Find out more about what Dr. Carver did invent in this previous article I wrote in our Substack newsletter.
Everything else that I learned about Black Americans, Africans throughout world history (not just how they were shown in the Tarzan movies), indigenous peoples, and Black History I learned from my parents, my maternal grandmother, other extended official and unofficial family members, and the adult leaders of other organizations and my church in which my parents made sure we were active.
The Times Influenced How and What I Taught
So when I was a 21-year-old brand new teacher, while I followed the approved curricula and used the books and other materials that I was given, I also took the opportunity to add to the curriculum some additional information I had learned throughout my life. It was material about non-white American history that had been conveniently left out of the regular textbooks.

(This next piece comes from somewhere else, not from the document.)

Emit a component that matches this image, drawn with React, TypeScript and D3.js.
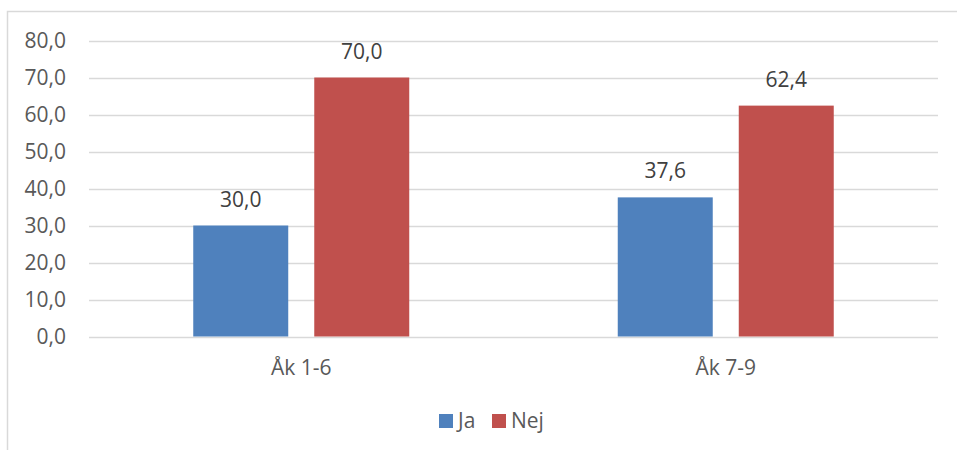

What I introduced and added to my lessons should not have been controversial. Everything I taught was the truth, after all. I did not get any pushback from my principal and very little from the parents or my white teacher colleagues.
I don’t know how I did it, but I taught ALL of American history to my young white students without “blaming” them for the transgressions of their ancestors.
There are a few incidences and events that I remember from my earliest teaching days, and things would be very different if I taught today what I taught then.
I will write about the details about those incidences and events in the next article in this 2-part series.
Just suffice it to say that if I tried to teach today the way I taught fifty years ago to my students of all races, I would be in a lot of trouble in many areas of the country. My teaching career could end, and I could even be arrested and put in jail.